There were also protests from the Russian government, which abstained over the crucial UN resolution 1973, over attacks beyond policing the no-fly zone.
There was no immediate word on the targets in the latest round of strikes, in the assault dubbed Operation Odyssey Dawn, but it is understood the first wave of attacks came from 15 French jets.
The declaration of a second ceasefire in 48 hours came as rebels in the east of Libya appeared to reverse gains made by Gaddafi's forces and began to push his forces out of Benghazi.
As well as announcing the ceasefire, a spokesman for the regime called for a "symbolic march" of all Libyan peoples from Tripoli to Benghazi to "discuss homeland affairs."
The move was in contrast to Gaddafi's defiance earlier in the day in a telephone interview when he attacked the "Christian crusaders" and said he would open arms depots and arm a million Libyans to defend their country against foreign aggression. He also appeared to be attempting to put pressure on the allies with the seizure of an Italian tug and sailors at Tripoli and a renewed threat to attack foreign shipping in the Mediterranean.
The Arab League chief's criticism came after Libyan state television claimed 48 civilians had been killed in the raids. "What is happening in Libya differs from the aim of imposing a no-fly zone, and what we want is the protection of civilians and not the bombardment of more civilians," Egypt's state news agency quoted Mr Moussa as saying.

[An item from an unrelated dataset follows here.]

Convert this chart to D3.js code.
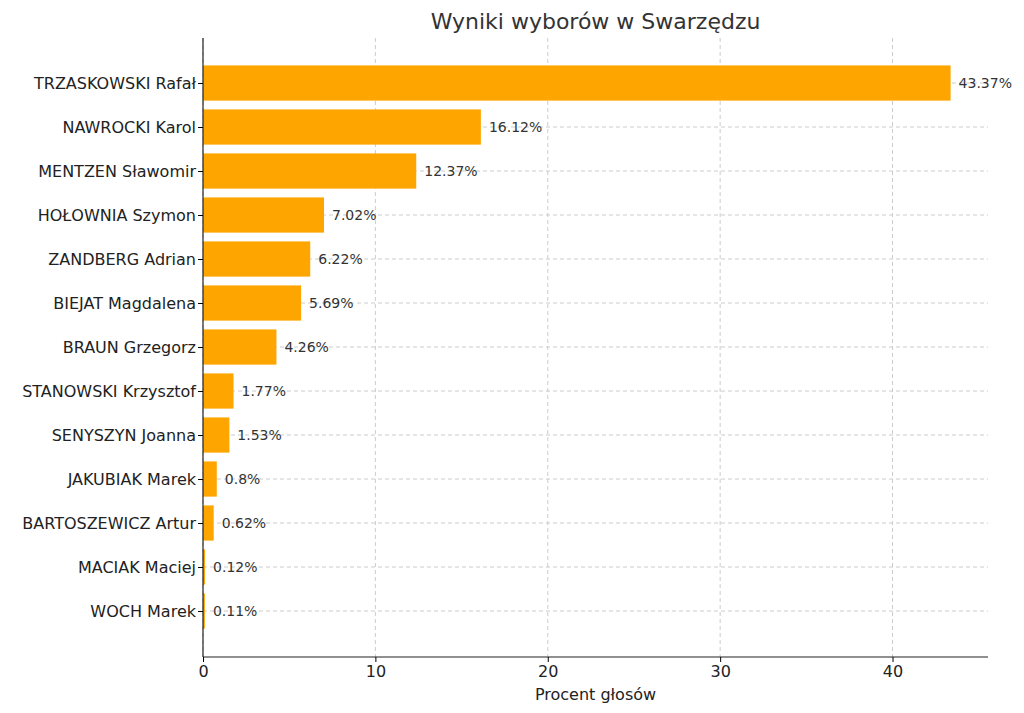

But sources at the Foreign Office, which quickly sought clarification from Mr Moussa, suggested he had been misquoted and still supported the operations.Foreign Secretary William Hague later said he believed the Arab League fully backed the action being taken by the coalition. Arriving at Downing Street, he said he had personally spoken to Mr Moussa.
However, there was criticism from other quarters led by the International Red Cross, which said it was "deeply concerned" about civilian casualties and called on all sides to work to distinguish between civilians and fighters and allow safe access for humanitarian organisations.
About 100 people gathered at a CND protest near Downing Street, while Venezuelan president Hugo Chavez, who has enjoyed good relations with Gaddafi in the past, condemned what he called "indiscriminate bombing" and "imperial madness".